The television series CIA premiered on February 23, 2026, as a high-stakes expansion of the established law enforcement universe. Set in present-day New York City, the show follows the formation of an elite fusion cell that brings together the CIA and the FBI to investigate domestic and international threats. You can watch the series weekly on CBS or stream new episodes the following day on Paramount+.
Where to Watch CIA Online
Full Credits
Title: CIA
Distributor: CBS, Paramount+
Release date: February 23, 2026
Rating: TV-14
Running time: 60 minutes
Director: Eriq La Salle, Ken Girotti, Jon Cassar
Writers: Dick Wolf, David Hudgins, Mike Weiss, Alex Berger
Producers and Executive Producers: Dick Wolf, Peter Jankowski, Nicole Perlman, David Chasteen, Mike Weiss, Warren Leight, David Hudgins, Eriq La Salle, Tom Ellis
Cast: Tom Ellis, Nick Gehlfuss, Natalee Linez, Necar Zadegan, Jeremy Sisto, Alana de la Garza, Pej Vahdat, Shiva Negar, Rose Hemingway, Essam Ferris
Director of Photography (Cinematographer): Mark Schafer, Zach Dilgard
Composer: Atli Örvarsson
The Review
CIA
The series offers a polished, high-stakes expansion of a familiar universe, anchored by the charismatic contrast between Tom Ellis and Nick Gehlfuss. While it delivers the reliable rhythms of a network procedural, it struggles to move beyond stagnant archetypes or engage with the complex ethics of its own premise. It is a series built for comfort and franchise continuity rather than narrative innovation. For viewers seeking a well-executed throwback to the buddy-cop era, it succeeds, though it remains decidedly safe in an era of more daring television.
PROS
- The pairing of Ellis and Gehlfuss provides a solid foundation for future character growth.

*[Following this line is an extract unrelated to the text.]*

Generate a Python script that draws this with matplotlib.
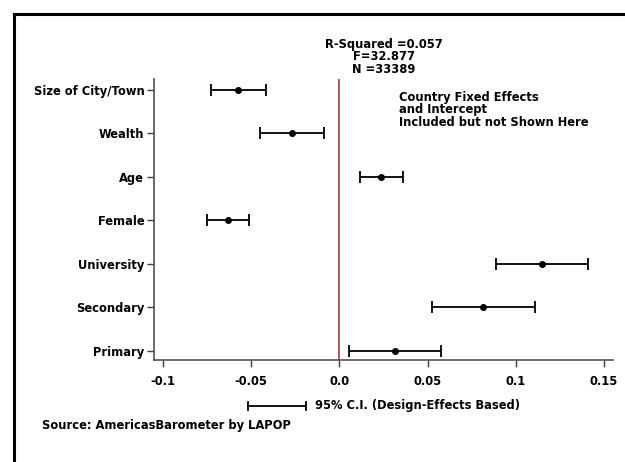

- Sleek action sequences and a high-tech aesthetic maintain a professional, engaging pace.
- Seamless integration with the broader "FBI" universe rewards long-time fans.
CONS
- Relies heavily on tired tropes and "loose cannon" vs. "by-the-book" clichés.
- Avoids challenging the social or political implications of domestic CIA operations.
- Offers very little to distinguish itself from the vast sea of existing network procedurals.